Once in a Lifetime: Setting

"Once in a Lifetime" is an extremely '80s song. When many people talk about the 1980s—especially the American culture of the time—it is with disdain or disappointment. 

Why did we wear shoulder pads? Did people really spend $50 a week on hairspray? Didn't they know they were creating a hole in the ozone layer? And what were we dancing to? 

Musicians like to balk at their '80s music, too; David Bowie says he doesn't want to remember those years. Dramas set back the '80s tended to focus on criticizing the yuppies—or young-urban-professionals—for their ruthless pursuit of the (white) suburban dream of a big house, a beautiful wife (that will obey you), and lots of money.

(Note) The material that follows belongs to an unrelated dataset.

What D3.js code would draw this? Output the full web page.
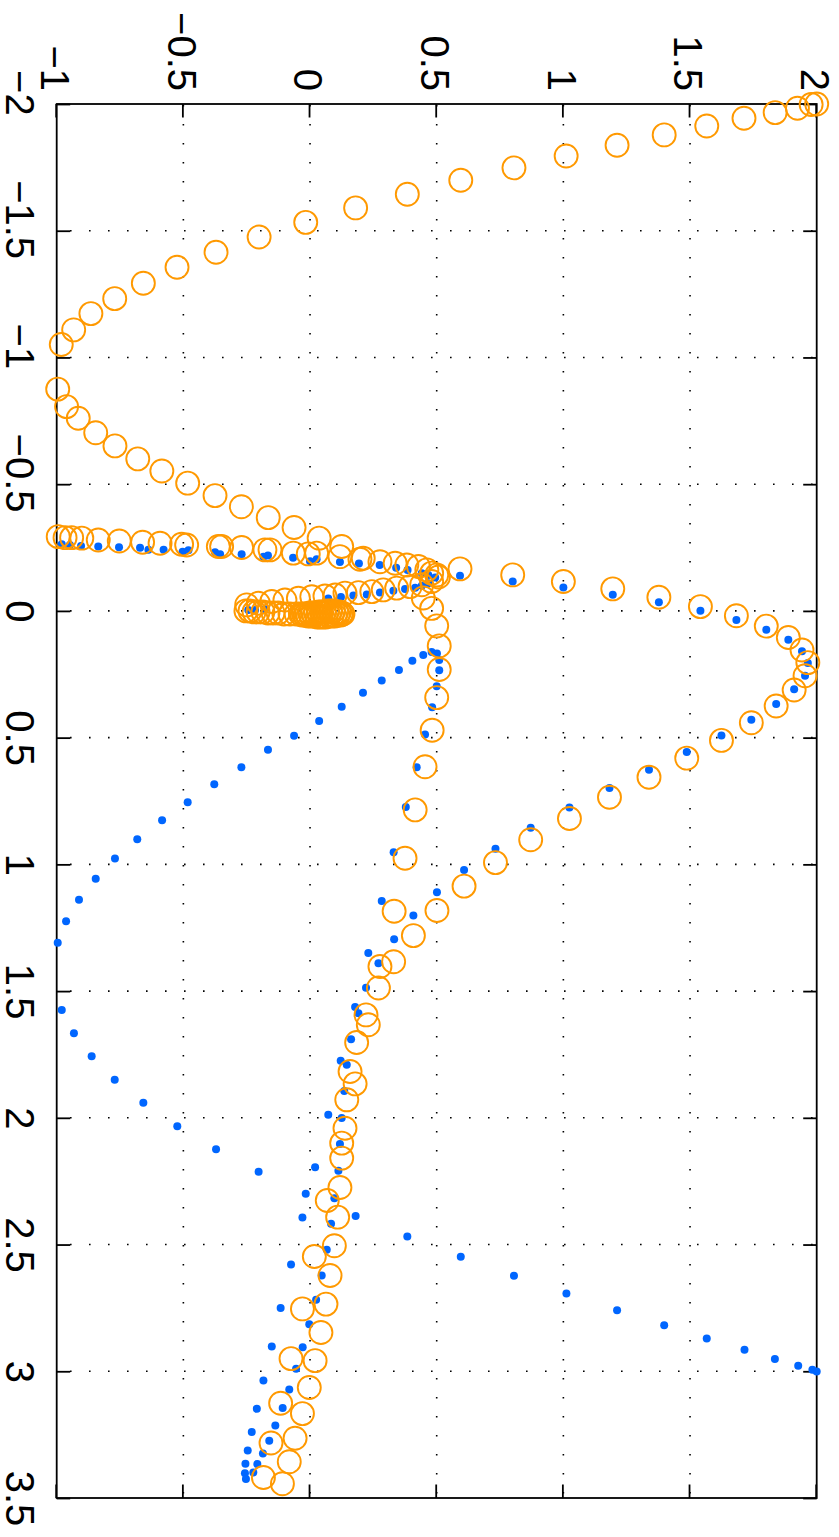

A prime example is 2000's American Psycho (based on the 1991 novel of the same name), set in the late '80s, in which the yuppie main character is a mass murderer.

Some people even claim that the only good thing to come out of the '80s were those John Hughes teen movies like The Breakfast Club (1985) and movies and music that criticize the '80s like we do. A lot of writing about artists that are undeniably great but undeniably '80s has to do with making sure that they were aware enough in their music to only be ironically playing into '80s yuppie culture, so when Talking Heads wrote "Once in a Lifetime," that's what we got. 

Many of us would like to think that the '80s were as ironic as the current hipster culture that emulates the Decade of Decadence is, but the truth is that people were just genuinely happy to be alive and doing crazy stuff to their hair, and maybe that's not such a bad thing after all.